The oxygen doesn’t become part of a recognizable chemical process though. Instead it huffs and puffs into an obscure political analogy. The last lines reference an unsuccessful December 1825 uprising against Tsar Nicholas, though how we’re supposed to connect this to the theological/cosmological uncertainties of the rest of the poem is unclear.
You could see the tsar as a metaphor for God, perhaps. In which case the Decembrist might be Brodsky, who is doubting or beheading or questioning the power of transcendence, over and over again, returning into his own head with labored breathing, and then trying to escape (from himself? From the tsar?) in a kind of Sisyphysean auto-da-fé.
I don’t know that this reading is especially convincing, which may be part of the point. The tsar isn’t God, and isn’t even really a good metaphor for God. Oxygen as “lace on spokes” as a way to talk about the divine or its absence doesn’t make any sense. The “serial/Decembrist”—cut in the middle by the enjambment as if beheaded—seems like the sort of thing you’d write if you were a poet without a head and all your words and concepts were leaking out of your neck. The bird song doesn’t get to heaven and doesn’t get to meaning; Brodsky’s rhetorical flourishes are frozen and sterile like statues; they can’t fly. But the failure of the flourish is also perhaps a kind of flourishing, the hard breathing an assertion of life before the ax comes down.
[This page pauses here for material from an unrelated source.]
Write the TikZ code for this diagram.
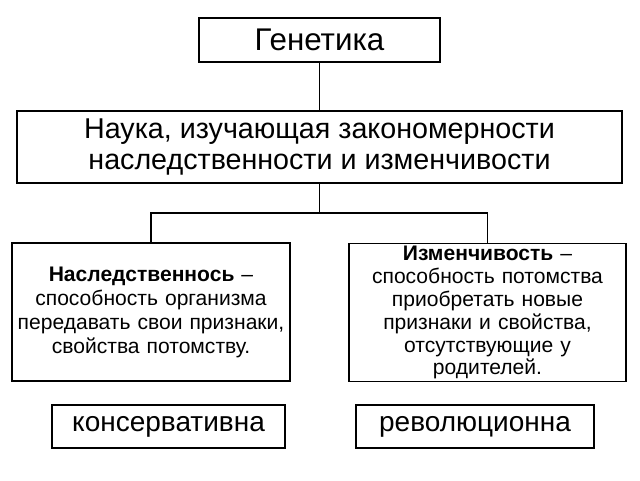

Brodsky was a refugee from Soviet persecution, a converted Jew, and a Christian believer. “Flourish” buzzes around ideas of faith in and skepticism about art, God, maybe political power, maybe meaning. The rhymed abab quatrains are an exercise in frustrating satisfying cadence; the rhymes are resolutely unnatural, seeming to demand ugly or inappropriate images, like the bird songs butting un-euphoniously against the sky. Art can’t mean God; birds can’t speak to God. And then with a flourish, by not flying, by not overthrowing, by not knowing, they (sort of) do.